Testers wanted to narrow down events based on a range of practical constraints. Some testers wanted to filter by distance from their location because their child didn’t travel well. Others wanted to filter by whether events were held indoors or outdoors so that they could find weather-appropriate events.
“If it was something a little bit further away we might make a day of it"
Many testers cited that information around local parks, playgroups and attractions was often fragmented, hard to find, or out of date. Many of them expressed a weariness and two testers described the process of finding information via Facebook and Google as a “treasure hunt."
On Stronger Together Logan, we built “Places to Visit”, a feature which shows parents local parks, playgroups, attractions and sports groups ordered by proximity to their location.
"We’ve found some really good parks that have never really been listed anywhere"
Testers needed to quickly find information before they go somewhere new. Their feedback guided which content they needed to see on the place details page to allow them to plan their trip.
"When you're looking for a park with your family, sometimes you need to know exactly what you're in for before you get there"
We found that local parents trusted each others’ advice. Several of our testers said they were happy to share their experience publicly to help another parent decide whether an activity would be suitable for their child.
"I really like that, because I think a lot of parents relate to what other parents say about places"
Stronger Together Logan had amassed a huge library of videos and at-home activities to help families during Queensland’s Covid lockdown. We restructured this content and created new filter options in order to help parents find something their child would be interested in.
“Nature play bingo - that looks perfect actually... I’ll probably come back for that one"
We created a “Get help” page to direct families to local support services via Ask Izzy, as well as providing the phone number for Parentline for phone counselling for parents.
The access to Ask Izzy’s directory was seen as very practical and useful by testers, almost all of whom hadn’t heard of it before.
“This is amazing. This is something that would really help a lot of people."
"It's perfect, because there's just so many places you can go to and get information. If you've got everything in one place, then you don't need to go anywhere else."
“It’s not just set up because it needs to be set up; it’s set up to actually help people."
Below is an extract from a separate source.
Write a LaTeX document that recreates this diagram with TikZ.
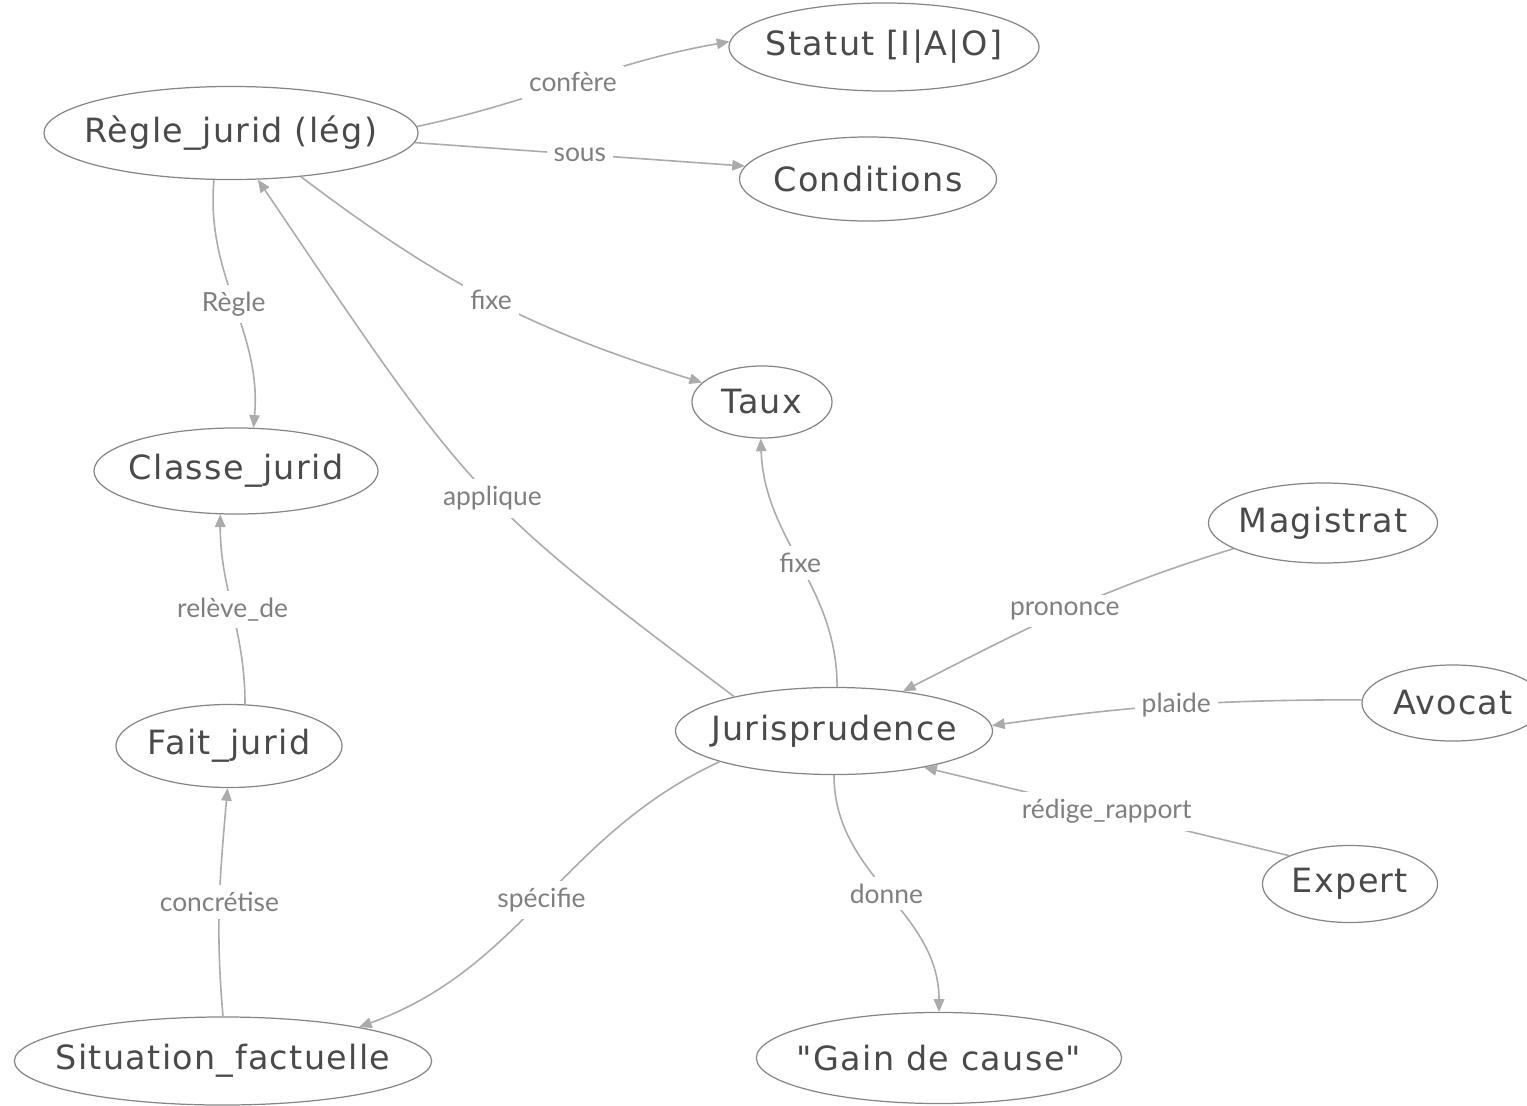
\documentclass[tikz,border=0pt]{standalone}
\usepackage{fontspec}
\setmainfont{DejaVu Sans}
\newfontfamily\conceptfont[LetterSpace=4]{DejaVu Sans}
\newfontfamily\relfont{Lato}
\usetikzlibrary{shapes.geometric,arrows.meta}

\definecolor{conceptline}{HTML}{858585}
\definecolor{concepttext}{HTML}{4A4A4A}
\definecolor{relline}{HTML}{ABABAB}
\definecolor{reltext}{HTML}{7F7F7F}

% centred text that does not widen the ellipse
\newcommand{\ctext}[1]{\makebox[0pt]{#1}}

\begin{document}
\begin{tikzpicture}[x=0.01cm,y=0.01cm,
    concept/.style={ellipse, draw=conceptline, line width=0.35pt, inner sep=0pt,
        text=concepttext, font=\conceptfont\fontsize{9.5}{11}\selectfont},
    rel/.style={draw=relline, line width=0.45pt, -{Triangle[length=3.6pt,width=3pt]}},
    rellabel/.style={fill=white, inner sep=2pt, text=reltext,
        font=\relfont\fontsize{7.5}{9}\selectfont}]
    \useasboundingbox (0,0) rectangle (1527,-1106);

    % concepts
    \node[concept, minimum width=3.10cm, minimum height=0.88cm] (statut) at (884,-47) {\ctext{Statut [I|A|O]}};
    \node[concept, minimum width=3.74cm, minimum height=0.93cm] (regle) at (231,-133) {\ctext{Règle\_jurid (lég)}};
    \node[concept, minimum width=2.57cm, minimum height=0.84cm] (cond) at (868,-179) {\ctext{Conditions}};
    \node[concept, minimum width=1.40cm, minimum height=0.72cm] (taux) at (762,-402) {\ctext{Taux}};
    \node[concept, minimum width=2.84cm, minimum height=0.86cm] (classe) at (236,-471) {\ctext{Classe\_jurid}};
    \node[concept, minimum width=2.29cm, minimum height=0.80cm] (magis) at (1323,-523) {\ctext{Magistrat}};
    \node[concept, minimum width=1.82cm, minimum height=0.76cm] (avocat) at (1453,-703) {\ctext{Avocat}};
    \node[concept, minimum width=3.17cm, minimum height=0.87cm] (juris) at (834,-731) {\ctext{Jurisprudence}};
    \node[concept, minimum width=2.26cm, minimum height=0.83cm] (fait) at (229,-746) {\ctext{Fait\_jurid}};
    \node[concept, minimum width=1.75cm, minimum height=0.77cm] (expert) at (1350,-884) {\ctext{Expert}};
    \node[concept, minimum width=4.17cm, minimum height=0.88cm] (situation) at (223,-1061) {\ctext{Situation\_factuelle}};
    \node[concept, minimum width=3.65cm, minimum height=0.91cm] (gain) at (939,-1058) {\ctext{"Gain de cause"}};

    % relations
    \draw[rel] (regle.2) to[out=12,in=190] node[rellabel]{confère} (statut.178);
    \draw[rel] (regle.-3) -- node[rellabel]{sous} (cond.174);
    \draw[rel] (regle.-32) to[bend right=10] node[rellabel]{fixe} (taux.162);
    \draw[rel] (regle.250) to[out=265,in=85] node[rellabel]{Règle} (classe.68);
    \draw[rel] (juris.161) to[out=143,in=-56,out looseness=1.2,in looseness=1.4] node[rellabel,pos=0.46]{applique} (regle.-60);
    \draw[rel] (juris.86) to[out=90,in=-88] node[rellabel]{fixe} (taux.-92);
    \draw[rel] (magis.196) to[out=197,in=27] node[rellabel]{prononce} (juris.30);
    \draw[rel] (avocat.178) to[out=180,in=8] node[rellabel]{plaide} (juris.2);
    \draw[rel] (expert.155) -- node[rellabel]{rédige\_rapport} (juris.-22);
    \draw[rel] (juris.195) to[out=205,in=20] node[rellabel]{spécifie} (situation.14);
    \draw[rel] (juris.-90) to[out=-90,in=90] node[rellabel]{donne} (gain.90);
    \draw[rel] (fait.69) to[out=90,in=-90] node[rellabel]{relève\_de} (classe.-110);
    \draw[rel] (situation.90) to[out=95,in=-95] node[rellabel]{concrétise} (fait.-92);
\end{tikzpicture}
\end{document}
“I really like the colours and the design of it - I think it’s really good. It’s very clear, it’s not too overwhelming when you look at it."
“What you’re aiming for with this site would suit me to a T. I really like how it’s designed."
"The people that were recruited totally nailed the brief and did a great job working well as a team. They’ve been able to listen, find out and develop something that we need."
After presenting the prototype and testing feedback to the stakeholders, they were excited to proceed with the project build.
Lucas developed the website in WordPress and we provided Logan Together with a digital guide on Notion, including video walkthroughs and a section for external collaborators who want to add their own events and local places to the platform.
We helped migrate old content over, and Logan Together is currently content populating the website with events and places to visit before launching it.